Mother’s Day is increasingly becoming one of the more difficult holidays. With all of the commercials, advertisements, and media coverage of moms, it is easy to buy into the idea that we are abnormal if we had a strained relationship with our mother.
But when we cut through all the commercialism, what we actually find is a broken road of tattered and torn relationships between mothers and their children. Over the last eight years I have had the opportunity to counsel many men and women. Whether it was counseling them through their marriage, life decisions, or personal struggles, one theme seemed constant. The relationship with their mothers.
No, I’m not Sigmund Freud, nor do I subscribe to his methods of psycho-analysis. But what I have discovered about myself and others is that the value of our relationship with mom is something that molds us and develops us. And many of us had difficult, distant, depressed, or desperate mothers.
We are starting to admit as a society that mother doesn’t always know best. Sometimes she was abusive. Sometimes she drank too much. Sometimes she took too many pills. Sometimes she seemed desperate for a man. Sometimes she worked too much. Sometimes she left us feeling like we wish she was someone else.
All of that hurt and pain that builds up over the years will often carry over into adulthood. Not surprisingly, it impacts how we parent our own children. Afraid of becoming our mothers (or marrying someone like them), we live in constant fear that we might turn out like “her”. That’s when the root of bitterness starts to set in.
At some point along the journey, many of us stated keeping a mom scorecard.
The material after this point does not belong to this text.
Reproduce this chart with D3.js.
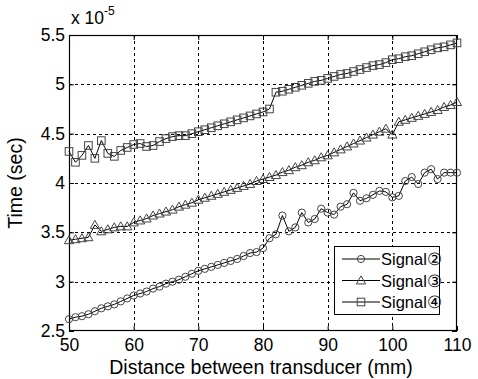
<!DOCTYPE html>
<html>
<head>
<meta charset="utf-8">
<script src="https://cdn.jsdelivr.net/npm/d3@7"></script>
<style>
  html, body { margin: 0; padding: 0; background: #fff; }
  svg { display: block; font-family: "Liberation Sans", Arial, sans-serif; }
</style>
</head>
<body>
<svg id="chart" width="478" height="379"></svg>
<script>
// Distance between transducers (mm)
const distance = d3.range(50, 111, 1);

// Arrival time, in units of 1e-5 s
const signal2 = [
  2.62, 2.64, 2.65, 2.67, 2.70, 2.73, 2.75, 2.77, 2.80, 2.83,
  2.86, 2.88, 2.90, 2.93, 2.95, 2.98, 3.00, 3.02, 3.05, 3.08,
  3.11, 3.13, 3.15, 3.17, 3.19, 3.21, 3.23, 3.26, 3.29, 3.30,
  3.34, 3.44, 3.48, 3.67, 3.51, 3.55, 3.70, 3.60, 3.635, 3.74,
  3.70, 3.68, 3.76, 3.785, 3.90, 3.82, 3.845, 3.88, 3.92, 3.91,
  3.855, 3.87, 4.02, 4.06, 3.99, 4.105, 4.14, 4.04, 4.105, 4.105,
  4.105
];
const signal3 = [
  3.42, 3.43, 3.44, 3.45, 3.575, 3.51, 3.53, 3.55, 3.56, 3.56,
  3.60, 3.62, 3.64, 3.67, 3.69, 3.71, 3.73, 3.76, 3.78, 3.80,
  3.83, 3.85, 3.87, 3.89, 3.91, 3.93, 3.95, 3.97, 3.99, 4.02,
  4.04, 4.06, 4.08, 4.11, 4.13, 4.16, 4.18, 4.21, 4.23, 4.26,
  4.28, 4.31, 4.34, 4.37, 4.40, 4.43, 4.46, 4.49, 4.52, 4.55,
  4.49, 4.62, 4.64, 4.66, 4.68, 4.70, 4.72, 4.74, 4.77, 4.79,
  4.82
];
const signal4 = [
  4.32, 4.21, 4.28, 4.38, 4.25, 4.43, 4.30, 4.27, 4.33, 4.36,
  4.39, 4.40, 4.37, 4.38, 4.42, 4.45, 4.47, 4.48, 4.48, 4.50,
  4.52, 4.54, 4.56, 4.58, 4.60, 4.62, 4.64, 4.66, 4.68, 4.70,
  4.72, 4.75, 4.92, 4.93, 4.95, 4.97, 4.99, 5.01, 5.03, 5.04,
  5.06, 5.08, 5.10, 5.11, 5.13, 5.15, 5.17, 5.19, 5.20, 5.22,
  5.25, 5.26, 5.28, 5.29, 5.31, 5.33, 5.35, 5.37, 5.38, 5.40,
  5.42
];

const xTicks = [50, 60, 70, 80, 90, 100, 110];
const yTicks = [2.5, 3, 3.5, 4, 4.5, 5, 5.5];
const seriesNames = ["Signal\u2461", "Signal\u2462", "Signal\u2463"];
const seriesMarkers = ["circle", "triangle", "square"];

const svg = d3.select("#chart");
const plotLeft = 69, plotRight = 457, plotTop = 35, plotBottom = 331;

const x = d3.scaleLinear().domain([50, 110]).range([plotLeft, plotRight]);
const y = d3.scaleLinear().domain([2.5, 5.5]).range([plotBottom, plotTop]);

// Dotted grid
const grid = svg.append("g").attr("stroke", "#000").attr("stroke-width", 1)
  .attr("stroke-dasharray", "3,3");
xTicks.slice(1, -1).forEach(t => {
  grid.append("line").attr("x1", Math.round(x(t)) + 0.5).attr("x2", Math.round(x(t)) + 0.5)
    .attr("y1", plotTop).attr("y2", plotBottom);
});
yTicks.slice(1, -1).forEach(t => {
  grid.append("line").attr("y1", Math.round(y(t)) + 0.5).attr("y2", Math.round(y(t)) + 0.5)
    .attr("x1", plotLeft).attr("x2", plotRight);
});

// Axes with inward ticks
const fontSize = 17.5;
const xAxis = d3.axisBottom(x).tickValues(xTicks).tickSize(-5).tickPadding(8).tickFormat(d3.format("d"));
const yAxis = d3.axisLeft(y).tickValues(yTicks).tickSize(-5).tickPadding(4).tickFormat(d => String(d));
const gx = svg.append("g").attr("transform", `translate(0,${plotBottom})`).call(xAxis);
const gy = svg.append("g").attr("transform", `translate(${plotLeft},0)`).call(yAxis);
[gx, gy].forEach(g => {
  g.select(".domain").remove();
  g.selectAll("text").attr("font-size", fontSize).attr("fill", "#000")
    .attr("font-family", "'Liberation Sans', Arial, sans-serif");
  g.selectAll("line").attr("stroke", "#000");
});
// top and right ticks
svg.append("g").attr("transform", `translate(0,${plotTop})`)
  .call(d3.axisTop(x).tickValues(xTicks).tickSize(-5).tickFormat(""))
  .call(g => g.select(".domain").remove());
svg.append("g").attr("transform", `translate(${plotRight},0)`)
  .call(d3.axisRight(y).tickValues(yTicks).tickSize(-5).tickFormat(""))
  .call(g => g.select(".domain").remove());

// Box
svg.append("rect").attr("x", plotLeft + 0.5).attr("y", plotTop + 0.5)
  .attr("width", plotRight - plotLeft - 1).attr("height", plotBottom - plotTop - 1)
  .attr("fill", "none").attr("stroke", "#000").attr("stroke-width", 1.2);

// Exponent label
const expo = svg.append("text").attr("x", 71).attr("y", 24).attr("font-size", 17.5).attr("fill", "#000");
expo.append("tspan").text("x 10");
expo.append("tspan").attr("dy", -9).attr("font-size", 12).text("-5");

// Axis titles
svg.append("text").attr("x", (plotLeft + plotRight) / 2 - 2).attr("y", 374).attr("text-anchor", "middle")
  .attr("font-size", 19.5).attr("fill", "#000").text("Distance between transducer (mm)");
svg.append("text").attr("transform", `translate(22,${(plotTop + plotBottom) / 2}) rotate(-90)`)
  .attr("text-anchor", "middle").attr("font-size", 19.5).attr("fill", "#000").text("Time (sec)");

// Marker drawing
function drawMarker(g, type, cx, cy) {
  if (type === "circle") {
    g.append("circle").attr("cx", cx).attr("cy", cy).attr("r", 3.6);
  } else if (type === "square") {
    g.append("rect").attr("x", cx - 3.8).attr("y", cy - 3.8).attr("width", 7.6).attr("height", 7.6);
  } else {
    const s = 4.6;
    g.append("path").attr("d", `M${cx},${cy - s} L${cx + s},${cy + s * 0.75} L${cx - s},${cy + s * 0.75} Z`);
  }
}

const plot = svg.append("g");
const line = d3.line().x((d, i) => x(distance[i])).y(d => y(d));
[signal2, signal3, signal4].forEach((vals, k) => {
  plot.append("path").datum(vals).attr("d", line)
    .attr("fill", "none").attr("stroke", "#000").attr("stroke-width", 1);
  const mg = plot.append("g").attr("fill", "none").attr("stroke", "#444").attr("stroke-width", 1);
  vals.forEach((v, i) => drawMarker(mg, seriesMarkers[k], x(distance[i]), y(v)));
});

// Legend
const lg = svg.append("g");
lg.append("rect").attr("x", 334.5).attr("y", 246.5).attr("width", 105).attr("height", 68)
  .attr("fill", "#fff").attr("stroke", "#000").attr("stroke-width", 1);
seriesNames.forEach((name, k) => {
  const ly = 259 + k * 21.5;
  lg.append("line").attr("x1", 342).attr("x2", 380).attr("y1", ly).attr("y2", ly)
    .attr("stroke", "#000").attr("stroke-width", 1);
  const mg = lg.append("g").attr("fill", "none").attr("stroke", "#444").attr("stroke-width", 1);
  drawMarker(mg, seriesMarkers[k], 361, ly);
  lg.append("text").attr("x", 381).attr("y", ly + 6).attr("font-size", 16.5).attr("fill", "#000").text(name);
});
</script>
</body>
</html>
In our minds, we grade our mother’s against an imaginary curve. We begin to compare and contrast our mothers to real life mom’s and imaginary ones.
“Well at least my mom is not as bad as…”
“Why couldn’t my mother have been more…”
“My mom was such a disappointment…”
For those who use the mom scorecard, every Mother’s Day is a chance to pull it out and reopen fresh wounds. Rather than reflecting on the joy our mother brought us, that root of bitterness takes hold of us as we think about all of mom’s weaknesses. Maybe it’s time we put down the scorecard.
One of the greatest freedoms we receive through the death and resurrection of Jesus is forgiveness. He is fully aware of all our brokenness, all of our failures. If anyone is capable of keeping a scorecard, God is. Yet, in the midst of fully knowing how lousy we measure up to His standards, He not only puts down our scorecard but obliterates it. Then, Jesus takes His perfect scorecard and signs our name to it.
The power of forgiveness for the follower of Jesus is the most unexpected and greatest gift we could receive. Instead of holding our sins against us, God looks on us and sees perfect children, covered through the life, death, and resurrection of His true Son. He adopts us into His family and calls us to the dinner table. And while we are at the dinner table He doesn’t bring up the past.
Imagine if you were to share the forgiveness of Jesus with your mom this Mother’s Day? What if you were able to put down the scorecard and see her the way God sees her? If she already knows the power and love of Jesus, then you are free to do as God does. See her as covered in the life, death, and resurrection of Jesus. If she does not yet know the truth about what God has done for her, pray and treat her as if she was one of God’s children who needed to know it was ok to come home.
How would it change the way you kept score if you believed she either was or could be saved by the graciousness of Christ Jesus? Put down your scorecard this Mother’s Day and be free to forgive.